The African savanna elephant, for example, can consume over 600 pounds of vegetation in a day, which is important in maintaining the characteristic grassland and sparse trees of the ecosystem. However, the open land of the savannah is excellent for agriculture, and hungry elephants can trample crops and destroy agricultural lands, leading to conflict with farmers. Though poaching is the main reason this species is now classified as endangered, retaliation from farmers has also contributed to population decline.
Prairie dog species were decimated by sylvatic plague – which is transmissible to humans – and even after conservation efforts, their numbers are now estimated to be 5% of their historical population. Without prairie dogs, the prairie ecosystem changed, leaving species such as the black footed ferret, which depends on prairie dogs as a food source, at risk. With limited trees in the prairie, species have evolved to use prairie dog burrows for shelter. Bison prefer to graze around prairie dog burrows where the grass is younger. However, the overlap of prairies and livestock grazing land has led to pushback from farmers who do not want prairie dog burrows around their livestock.

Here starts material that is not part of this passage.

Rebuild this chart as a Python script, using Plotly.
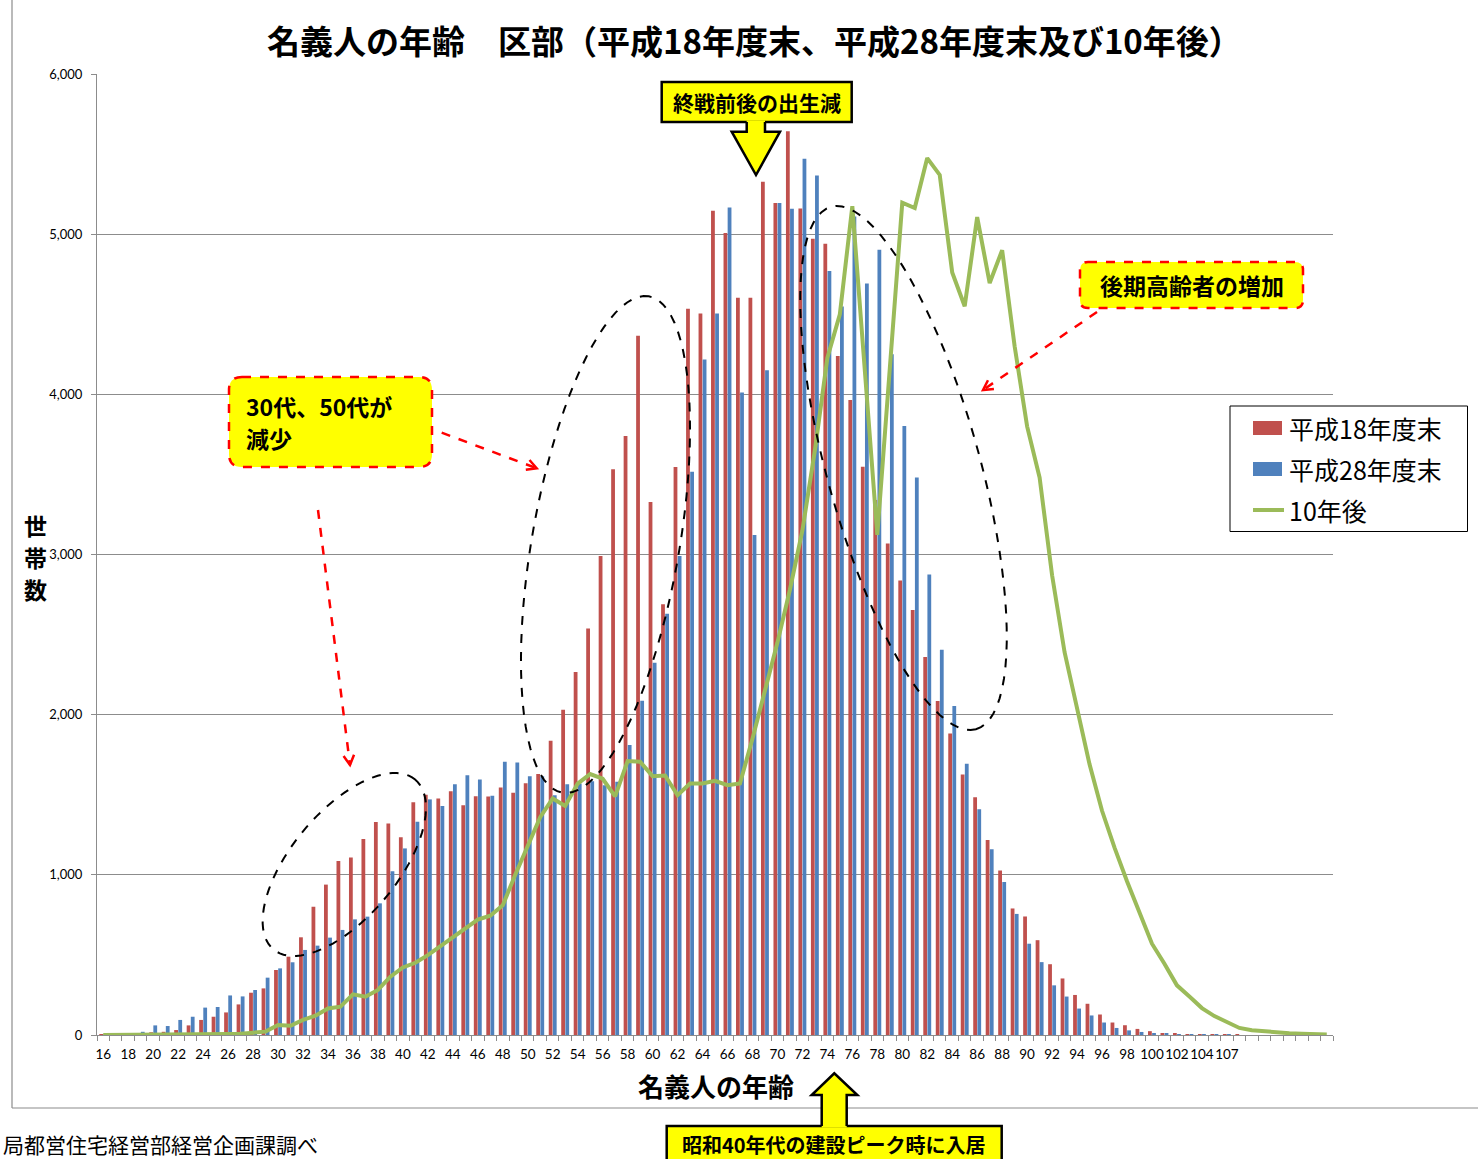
import math
import plotly.graph_objects as go

# ---- data -------------------------------------------------------------
# age categories on the x axis (blank slots at the end carry only the 10-year projection)
age_labels = [str(a) for a in range(16, 105)] + ["105", "107"] + [""] * 8

# households by head-of-household age, end of FY H18
h18 = [3, 4, 6, 10, 17, 20, 31, 60, 94, 114,
       141, 191, 264, 291, 406, 489, 610, 801, 939, 1086,
       1109, 1224, 1330, 1320, 1234, 1453, 1500, 1477, 1522, 1435,
       1491, 1489, 1545, 1512, 1572, 1629, 1837, 2030, 2267, 2538,
       2990, 3533, 3740, 4365, 3328, 2690, 3546, 4534, 4505, 5146,
       5007, 4603, 4603, 5328, 5194, 5643, 5160, 4971, 4940, 4239,
       3964, 3548, 3340, 3069, 2837, 2653, 2360, 2085, 1883, 1627,
       1484, 1217, 1027, 790, 740, 592, 442, 353, 250, 195,
       128, 78, 61, 38, 24, 12, 12, 6, 6, 5,
       5, 4, 0, 0, 0, 0, 0, 0, 0]

# households by head-of-household age, end of FY H28
h28 = [1, 5, 12, 20, 60, 56, 94, 114, 171, 175,
       247, 241, 281, 358, 416, 454, 531, 558, 608, 656,
       722, 739, 822, 1022, 1165, 1332, 1471, 1429, 1566, 1622,
       1595, 1493, 1706, 1702, 1616, 1616, 1497, 1566, 1570, 1585,
       1560, 1581, 1810, 2087, 2324, 2630, 2990, 3517, 4218, 4505,
       5167, 4012, 3122, 4151, 5194, 5158, 5471, 5366, 4770, 4548,
       5110, 4692, 4902, 4251, 3803, 3481, 2875, 2406, 2054, 1694,
       1409, 1159, 956, 756, 570, 455, 310, 240, 165, 122,
       78, 44, 29, 19, 12, 8, 6, 4, 3, 2,
       2, 0, 0, 0, 0, 0, 0, 0, 0]

# projection ten years ahead
after10 = [0, 0, 1, 1, 2, 2, 3, 3, 4, 5,
           6, 8, 12, 21, 62, 58, 94, 121, 166, 177,
           254, 239, 281, 364, 422, 451, 499, 555, 610, 660,
           720, 745, 810, 1000, 1180, 1360, 1477, 1430, 1570, 1629,
           1600, 1490, 1710, 1706, 1616, 1620, 1497, 1570, 1570, 1587,
           1560, 1570, 1850, 2150, 2450, 2780, 3150, 3650, 4227, 4500,
           5175, 4150, 3122, 4160, 5196, 5163, 5475, 5370, 4761, 4550,
           5107, 4695, 4900, 4300, 3800, 3480, 2870, 2390, 2040, 1690,
           1400, 1170, 960, 760, 570, 445, 310, 240, 168, 118,
           78, 44, 30, 22, 14, 11, 8, 6, 3]

y_ticks = [0, 1000, 2000, 3000, 4000, 5000, 6000]
y_tick_text = ["0", "1,000", "2,000", "3,000", "4,000", "5,000", "6,000"]

series_names = ["平成18年度末", "平成28年度末", "10年後"]
series_colors = ["#C0504D", "#4F81BD", "#9BBB59"]

# ---- layout geometry (pixels) -------------------------------------------
W, H = 1478, 1159
L, R, T, B = 97, 1333, 74, 1035
JP = "Noto Sans CJK JP"


def px(x):
    return (x - L) / (R - L)


def py(y):
    return (B - y) / (B - T)


def poly_path(points, close=True):
    s = "M " + " L ".join(f"{px(x):.5f},{py(y):.5f}" for x, y in points)
    return s + (" Z" if close else "")


def ellipse_path(cx, cy, a, b, theta_deg, n=90):
    th = math.radians(theta_deg)
    pts = []
    for k in range(n + 1):
        t = 2 * math.pi * k / n
        dx = a * math.cos(th) * math.cos(t) - b * math.sin(th) * math.sin(t)
        dy = a * math.sin(th) * math.cos(t) + b * math.cos(th) * math.sin(t)
        pts.append((cx + dx, cy - dy))
    return poly_path(pts)


def round_rect_path(x0, y0, x1, y1, r):
    def p(x, y):
        return f"{px(x):.5f},{py(y):.5f}"
    return (f"M {p(x0 + r, y0)} L {p(x1 - r, y0)} Q {p(x1, y0)} {p(x1, y0 + r)} "
            f"L {p(x1, y1 - r)} Q {p(x1, y1)} {p(x1 - r, y1)} "
            f"L {p(x0 + r, y1)} Q {p(x0, y1)} {p(x0, y1 - r)} "
            f"L {p(x0, y0 + r)} Q {p(x0, y0)} {p(x0 + r, y0)} Z")


x_idx = list(range(len(age_labels)))

fig = go.Figure()
fig.add_trace(go.Bar(x=x_idx, y=h18, name=series_names[0], showlegend=False,
                     marker=dict(color=series_colors[0], line=dict(width=0))))
fig.add_trace(go.Bar(x=x_idx, y=h28, name=series_names[1], showlegend=False,
                     marker=dict(color=series_colors[1], line=dict(width=0))))
fig.add_trace(go.Scatter(x=x_idx, y=after10, name=series_names[2], mode="lines",
                         showlegend=False,
                         line=dict(color=series_colors[2], width=4)))

shapes = []
annotations = []

# chart-area frame (left and bottom edges)
shapes.append(dict(type="line", xref="paper", yref="paper",
                   x0=px(12), y0=py(-5), x1=px(12), y1=py(1108),
                   line=dict(color="#8C8C8C", width=1.2)))
shapes.append(dict(type="line", xref="paper", yref="paper",
                   x0=px(12), y0=py(1108), x1=px(1490), y1=py(1108),
                   line=dict(color="#8C8C8C", width=1.2)))

# dashed ellipses around the highlighted age groups
for cx, cy, a, b, th in [(344.3, 864.5, 110.6, 53.0, 50.2),
                         (605.5, 544.5, 251.9, 73.7, 80.1),
                         (903.5, 468.0, 271.1, 76.4, -74.5)]:
    shapes.append(dict(type="path", xref="paper", yref="paper",
                       path=ellipse_path(cx, cy, a, b, th),
                       line=dict(color="black", width=2, dash="dash")))


# red dashed arrows
def dashed_arrow(x0, y0, x1, y1, head=11):
    shapes.append(dict(type="line", xref="paper", yref="paper",
                       x0=px(x0), y0=py(y0), x1=px(x1), y1=py(y1),
                       line=dict(color="#FF0000", width=2.5, dash="dash")))
    ang = math.atan2(y1 - y0, x1 - x0)
    w1 = (x1 - head * math.cos(ang - 0.5), y1 - head * math.sin(ang - 0.5))
    w2 = (x1 - head * math.cos(ang + 0.5), y1 - head * math.sin(ang + 0.5))
    shapes.append(dict(type="path", xref="paper", yref="paper",
                       path=poly_path([w1, (x1, y1), w2], close=False),
                       line=dict(color="#FF0000", width=2.5)))


dashed_arrow(441.7, 432.7, 536.7, 468.3)
dashed_arrow(318, 510, 350, 765)
dashed_arrow(1097, 312, 983, 390)

# yellow callout boxes with red dashed rounded borders
shapes.append(dict(type="path", xref="paper", yref="paper",
                   path=round_rect_path(229, 377, 432, 467, 13),
                   fillcolor="#FFFF00",
                   line=dict(color="#FF0000", width=2.5, dash="dash")))
shapes.append(dict(type="path", xref="paper", yref="paper",
                   path=round_rect_path(1080, 262, 1303, 308, 8),
                   fillcolor="#FFFF00",
                   line=dict(color="#FF0000", width=2.5, dash="dash")))

# top callout with downward block arrow
shapes.append(dict(type="rect", xref="paper", yref="paper",
                   x0=px(661.7), y0=py(82), x1=px(851.7), y1=py(122),
                   fillcolor="#FFFF00", line=dict(color="black", width=2.5)))
down_arrow = [(746.7, 120.5), (765, 120.5), (765, 131.7), (780, 131.7),
              (756, 175), (731.7, 131.7), (746.7, 131.7)]
shapes.append(dict(type="path", xref="paper", yref="paper",
                   path=poly_path(down_arrow), fillcolor="#FFFF00",
                   line=dict(width=0)))
shapes.append(dict(type="path", xref="paper", yref="paper",
                   path=poly_path([(765, 122), (765, 131.7), (780, 131.7), (756, 175),
                                   (731.7, 131.7), (746.7, 131.7), (746.7, 122)],
                                  close=False),
                   line=dict(color="black", width=2.5)))

# bottom callout with upward block arrow
shapes.append(dict(type="rect", xref="paper", yref="paper",
                   x0=px(666.7), y0=py(1126), x1=px(1001.7), y1=py(1175),
                   fillcolor="#FFFF00", line=dict(color="black", width=2.5)))
up_arrow = [(821.7, 1127.5), (821.7, 1095), (811.7, 1095), (834.3, 1073.3),
            (857.3, 1095), (846.7, 1095), (846.7, 1127.5)]
shapes.append(dict(type="path", xref="paper", yref="paper",
                   path=poly_path(up_arrow), fillcolor="#FFFF00",
                   line=dict(width=0)))
shapes.append(dict(type="path", xref="paper", yref="paper",
                   path=poly_path([(821.7, 1126)] + up_arrow[1:6] + [(846.7, 1126)], close=False),
                   line=dict(color="black", width=2.5)))

# legend box drawn with shapes and text
shapes.append(dict(type="rect", xref="paper", yref="paper",
                   x0=px(1230), y0=py(406), x1=px(1467.5), y1=py(531.5),
                   fillcolor="white", line=dict(color="black", width=1)))
for i, (name, color) in enumerate(zip(series_names, series_colors)):
    yc = 428 + 41 * i
    if i < 2:
        shapes.append(dict(type="rect", xref="paper", yref="paper",
                           x0=px(1253), y0=py(yc - 7), x1=px(1282), y1=py(yc + 7),
                           fillcolor=color, line=dict(width=0)))
    else:
        shapes.append(dict(type="line", xref="paper", yref="paper",
                           x0=px(1253), y0=py(yc), x1=px(1284), y1=py(yc),
                           line=dict(color=color, width=4)))


def text(x, y, s, size, bold=False, xanchor="center", align="center", color="black"):
    annotations.append(dict(xref="paper", yref="paper", x=px(x), y=py(y),
                            text=f"<b>{s}</b>" if bold else s, showarrow=False,
                            xanchor=xanchor, yanchor="middle", align=align,
                            font=dict(family=JP, size=size, color=color)))


for i, name in enumerate(series_names):
    text(1287, 428 + 41 * i, name, 25, xanchor="left")

text(754, 40, "名義人の年齢　区部（平成18年度末、平成28年度末及び10年後）", 33, bold=True)
text(756.7, 102, "終戦前後の出生減", 21, bold=True)
text(1191.5, 285, "後期高齢者の増加", 23, bold=True)
text(244, 406, "30代、50代が", 23, bold=True, xanchor="left")
text(244, 438, "減少", 23, bold=True, xanchor="left")
text(834, 1144, "昭和40年代の建設ピーク時に入居", 20, bold=True)
text(716, 1085, "名義人の年齢", 26, bold=True)
for i, ch in enumerate("世帯数"):
    text(35, 525 + 32 * i, ch, 23, bold=True)
text(1, 1144, "局都営住宅経営部経営企画課調べ", 21, xanchor="left")

fig.update_layout(
    width=W, height=H,
    margin=dict(l=L, r=W - R, t=T, b=H - B, pad=0),
    paper_bgcolor="white", plot_bgcolor="white",
    barmode="group", bargap=0.34, bargroupgap=0.08,
    font=dict(family=JP, color="black"),
    showlegend=False,
    shapes=shapes,
    annotations=annotations,
    xaxis=dict(range=[-0.5, len(age_labels) - 0.5],
               tickmode="array",
               tickvals=x_idx[::2][:46],
               ticktext=age_labels[::2][:46],
               tickangle=0,
               ticks="outside", ticklen=7, tickcolor="rgba(0,0,0,0)",
               tickfont=dict(family="Lato", size=13.5, color="black"),
               minor=dict(tickmode="linear", tick0=-0.5, dtick=1,
                          ticks="outside", ticklen=5, tickcolor="#8C8C8C"),
               showline=True, linecolor="#8C8C8C", linewidth=1,
               showgrid=False, zeroline=False, fixedrange=True),
    yaxis=dict(range=[0, 6000], tickmode="array",
               tickvals=y_ticks, ticktext=y_tick_text,
               ticks="outside", ticklen=5, tickcolor="#8C8C8C",
               ticklabelstandoff=6,
               tickfont=dict(family="Lato", size=13, color="black"),
               showline=True, linecolor="#8C8C8C", linewidth=1,
               showgrid=True, gridcolor="#8C8C8C", gridwidth=1,
               zeroline=False, fixedrange=True),
)

fig.write_html("out.html")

During the 19th century, beavers – renomated in particular for their extraordinary dam-building skills – were extensively hunted because of the strong European demand for their fur, used in luxury garments. Consequently, their numbers drastically declined from tens of millions to as few as 100,000 individuals by the early 1900s. The importance and benefits of beavers’ dams, which not only help regulate water flow but also reduce flooding, and improve water infiltration, contributing to a healthier ecosystem for both wildlife and humans, have since been recognized. Due to reintroduction, conservation, growing awareness of their significance, and improved human-beaver coexistence, the beaver population has recovered, and the species is now secure from extinction.

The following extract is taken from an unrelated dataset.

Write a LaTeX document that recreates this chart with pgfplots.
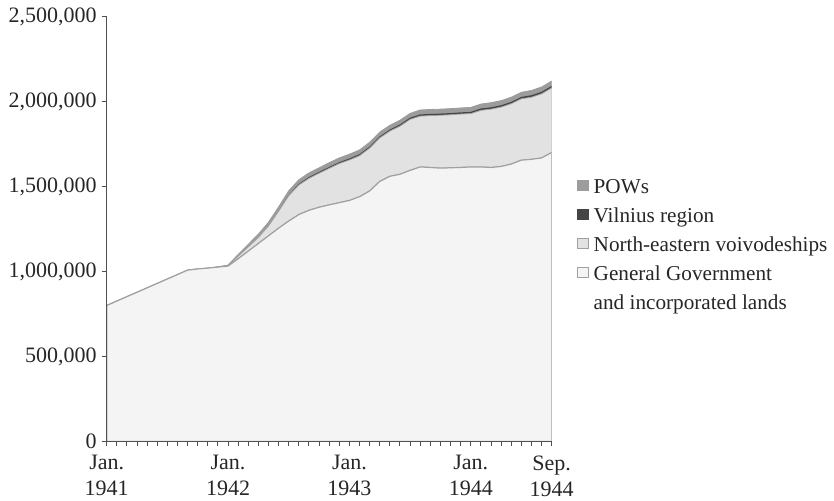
\documentclass[border=0pt]{standalone}
\usepackage{fontspec}
\setmainfont{Liberation Serif}
\usepackage{pgfplots}
\usepackage{pgfplotstable}
\pgfplotsset{compat=1.18}
\definecolor{ggc}{HTML}{F4F4F4}
\definecolor{nec}{HTML}{E2E2E2}
\definecolor{vilc}{HTML}{454545}
\definecolor{powc}{HTML}{9C9C9C}
\definecolor{edgec}{HTML}{A0A0A0}
\definecolor{axc}{HTML}{505050}

\pgfplotstableread{
m gg ne vil pow
0 800000 0 0 0
1 826000 0 0 0
2 852000 0 0 0
3 878000 0 0 0
4 904000 0 0 0
5 930000 0 0 0
6 956000 0 0 0
7 982000 0 0 0
8 1008000 0 0 0
9 1015000 0 0 0
10 1020000 0 0 0
11 1026000 0 0 2000
12 1032000 2000 0 4000
13 1075000 15000 0 10000
14 1120000 25000 0 15000
15 1165000 36000 0 19000
16 1210000 58000 0 22000
17 1255000 100000 2000 23000
18 1297000 149000 5000 24000
19 1335000 174000 7000 24000
20 1360000 188000 8000 24000
21 1378000 200000 8000 24000
22 1392000 215000 8000 25000
23 1405000 230000 8000 25000
24 1418000 238000 9000 25000
25 1440000 241000 9000 25000
26 1474000 252000 9000 25000
27 1530000 256000 9000 25000
28 1560000 266000 9000 25000
29 1572000 283000 10000 25000
30 1595000 300000 10000 25000
31 1615000 299000 10000 26000
32 1612000 305000 10000 26000
33 1608000 311000 10000 26000
34 1610000 312000 10000 26000
35 1612000 314000 10000 26000
36 1615000 314000 10000 26000
37 1615000 333000 11000 26000
38 1612000 343000 11000 27000
39 1618000 349000 11000 27000
40 1632000 355000 11000 27000
41 1655000 361000 11000 27000
42 1660000 365000 12000 28000
43 1668000 377000 12000 28000
44 1700000 380000 12000 28000
}\data

\begin{document}
\begin{tikzpicture}
\path[use as bounding box] (-53.35pt,-29.75pt) rectangle (363.65pt,220.75pt);
\begin{axis}[
  at={(0,0)}, anchor=south west,
  scale only axis, width=222.5pt, height=212.5pt,
  xmin=0, xmax=44, ymin=0, ymax=2500000,
  axis on top,
  axis lines*=left,
  axis line style={axc, line width=0.6pt, -},
  tick align=outside,
  tick style={axc, line width=0.5pt},
  major tick length=2.5pt, minor tick length=2.2pt,
  xtick={0,12,24,36,44},
  xticklabels={{Jan.\\1941},{Jan.\\1942},{Jan.\\1943},{Jan.\\1944},{Sep.\\1944}},
  minor xtick={0,1,...,44},
  ytick={0,500000,1000000,1500000,2000000,2500000},
  scaled y ticks=false,
  yticklabel style={/pgf/number format/fixed, /pgf/number format/1000 sep={,}, xshift=1pt},
  /pgf/number format/assume math mode=true,
  xticklabel style={align=center, yshift=-1pt},
  font=\fontsize{11pt}{13pt}\selectfont,
  ticklabel style={font=\fontsize{11pt}{13pt}\selectfont, text=black!85},
  stack plots=y,
  legend style={at={(1,0.631)}, anchor=north west, xshift=12.5pt,
    draw=none, fill=none, inner sep=0pt, row sep=0.9pt, column sep=1.8pt,
    font=\fontsize{10.6pt}{13pt}\selectfont,
    nodes={inner sep=0.8pt, text height=9pt, text depth=3pt, text=black!85},
    cells={anchor=west}},
]
\addlegendimage{legend image code/.code={\draw[fill=powc,draw=powc] (0pt,-1.6pt) rectangle (5.3pt,3.7pt);}}
\addlegendentry{POWs}
\addlegendimage{legend image code/.code={\draw[fill=vilc,draw=vilc] (0pt,-1.6pt) rectangle (5.3pt,3.7pt);}}
\addlegendentry{Vilnius region}
\addlegendimage{legend image code/.code={\draw[fill=nec,draw=edgec,line width=0.4pt] (0pt,-1.6pt) rectangle (5.3pt,3.7pt);}}
\addlegendentry{North-eastern voivodeships}
\addlegendimage{legend image code/.code={\draw[fill=ggc,draw=edgec,line width=0.4pt] (0pt,-1.6pt) rectangle (5.3pt,3.7pt);}}
\addlegendentry{General Government}
\addlegendimage{empty legend}
\addlegendentry{and incorporated lands}

\addplot[fill=ggc, draw=edgec, line width=0.6pt, forget plot] table[x=m,y=gg]{\data} \closedcycle;
\addplot[fill=nec, draw=edgec, line width=0.4pt, forget plot] table[x=m,y=ne]{\data} \closedcycle;
\addplot[fill=vilc, draw=none, forget plot] table[x=m,y=vil]{\data} \closedcycle;
\addplot[fill=powc, draw=powc, line width=0.4pt, forget plot] table[x=m,y=pow]{\data} \closedcycle;
\end{axis}
\end{tikzpicture}
\end{document}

These species are just a few examples of keystone species whose importance was not recognized until they were almost gone. Their ecosystems changed and, while some have recovered, there is still much work to be done.
Conservation of Keystone Species
When keystone species are in conflict with humans, their populations are at risk and, especially when they are already threatened by other factors such as disease, poaching, or habitat loss, species recovery is more difficult.

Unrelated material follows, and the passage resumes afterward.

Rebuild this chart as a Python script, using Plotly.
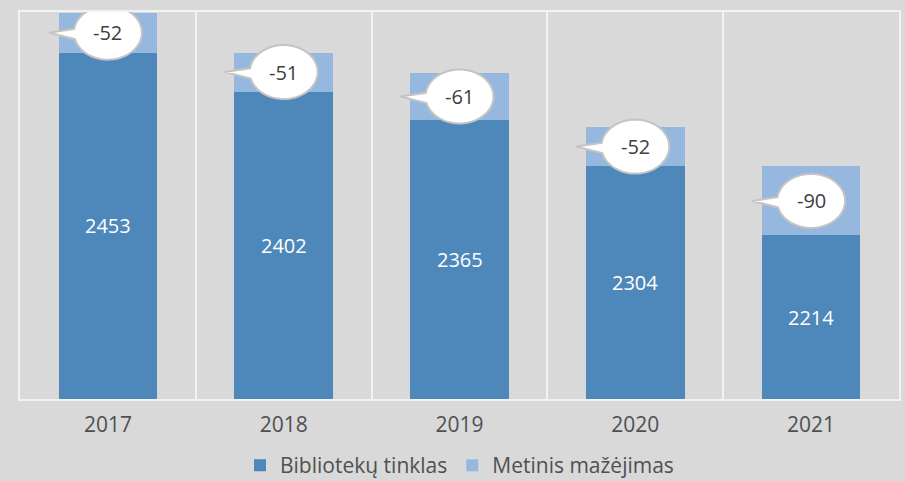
import numpy as np
import plotly.graph_objects as go

years = ["2017", "2018", "2019", "2020", "2021"]
network = [2453, 2402, 2365, 2304, 2214]
decrease = [52, 51, 61, 52, 90]
series_names = ["Bibliotekų tinklas", "Metinis mažėjimas"]

Y_MIN, Y_MAX = 2000, 2506
DARK = "#4e87ba"
LIGHT = "#96b8df"
BG = "#d9d9d9"
GRID = "#f2f2f2"
TXT = "#404040"
FONT = "Open Sans"

xs = list(range(len(years)))

fig = go.Figure()
fig.add_trace(go.Bar(x=xs, y=network, name=series_names[0], marker=dict(color=DARK, line=dict(width=0)),
                     width=0.56, hoverinfo="skip"))
fig.add_trace(go.Bar(x=xs, y=decrease, name=series_names[1], marker=dict(color=LIGHT, line=dict(width=0)),
                     width=0.56, hoverinfo="skip"))

# callout bubble path (pixel offsets relative to anchor)
a, b = 34, 27
t_start = np.deg2rad(-166)
t_end = np.deg2rad(172)
ts = np.linspace(t_start, t_end, 60)
pts = [(a * np.cos(t), b * np.sin(t)) for t in ts]
pts.append((-59, 0))
path = "M " + " L ".join(f"{px:.2f},{py:.2f}" for px, py in pts) + " Z"

shapes = []
annotations = []
for i, (n, d) in enumerate(zip(network, decrease)):
    yc = n + d / 2
    shapes.append(dict(type="path", xref="x", yref="y", xsizemode="pixel", ysizemode="pixel",
                       xanchor=i, yanchor=yc, path=path,
                       fillcolor="white", line=dict(color="#c4c4c4", width=2), layer="above"))
    annotations.append(dict(x=i, y=yc, xref="x", yref="y", text=f"-{d}", showarrow=False,
                            font=dict(family=FONT, size=20, color=TXT)))
    annotations.append(dict(x=i, y=(Y_MIN + n) / 2, xref="x", yref="y", text=str(n), showarrow=False,
                            font=dict(family=FONT, size=20, color="white")))

fig.update_layout(
    barmode="stack",
    width=905, height=481,
    margin=dict(l=20, r=4, t=12, b=82),
    paper_bgcolor=BG, plot_bgcolor=BG,
    font=dict(family=FONT, color=TXT),
    shapes=shapes, annotations=annotations,
    legend=dict(orientation="h", x=0.5, xanchor="center", yref="container", y=0.032, yanchor="middle",
                font=dict(family=FONT, size=21, color="#505050"), traceorder="normal",
                itemclick=False, bgcolor="rgba(0,0,0,0)"),
    xaxis=dict(range=[-0.5, len(years) - 0.5], tickvals=xs, ticktext=years,
               showgrid=False, zeroline=False,
               ticks="outside", ticklen=6, tickcolor="rgba(0,0,0,0)",
               tickfont=dict(family=FONT, size=21, color="#505050"),
               showline=True, mirror=True, linecolor=GRID, linewidth=2,
               minor=dict(tickvals=[i + 0.5 for i in xs[:-1]], showgrid=True, gridcolor=GRID, gridwidth=2)),
    yaxis=dict(range=[Y_MIN, Y_MAX], showticklabels=False, showgrid=False, zeroline=False,
               showline=True, mirror=True, linecolor=GRID, linewidth=2),
)

fig.write_html("out.html", config={"displayModeBar": False})

with open("out.html", "r", encoding="utf-8") as f:
    html = f.read()
html = html.replace("<head>", "<head><style>html,body{margin:0;padding:0;overflow:hidden;}</style>", 1)
with open("out.html", "w", encoding="utf-8") as f:
    f.write(html)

Even with successful captive breeding and release programs, when species are almost extinct, there is less genetic diversity within the population, making that population less likely to adapt to future changes in the environment – a phenomenon known as genetic bottleneck. Therefore, identifying keystone species and putting measures in place to prevent human-wildlife conflict is important to promote ecosystem resilience.
Preventing the Errors of the Past
To avoid repeating history, identifying probable keystone species is essential for ecosystem conservation. Technology assists this goal as modelling becomes more efficient with machine learning and artificial intelligence. However, models are only as good as the data underpinning them, so research to increase the knowledge of species interactions within an ecosystem must be prioritized.
Alongside technological advancements, prioritizing education and outreach initiatives for individuals affected by keystone species is also integral. Conflict resolution programs such as range riders trained to protect livestock from wolves and programs promoting coexistence with beavers show that there are creative ways to coexist with keystone species. Humans cannot afford to lose keystone species when ecosystems are at risk.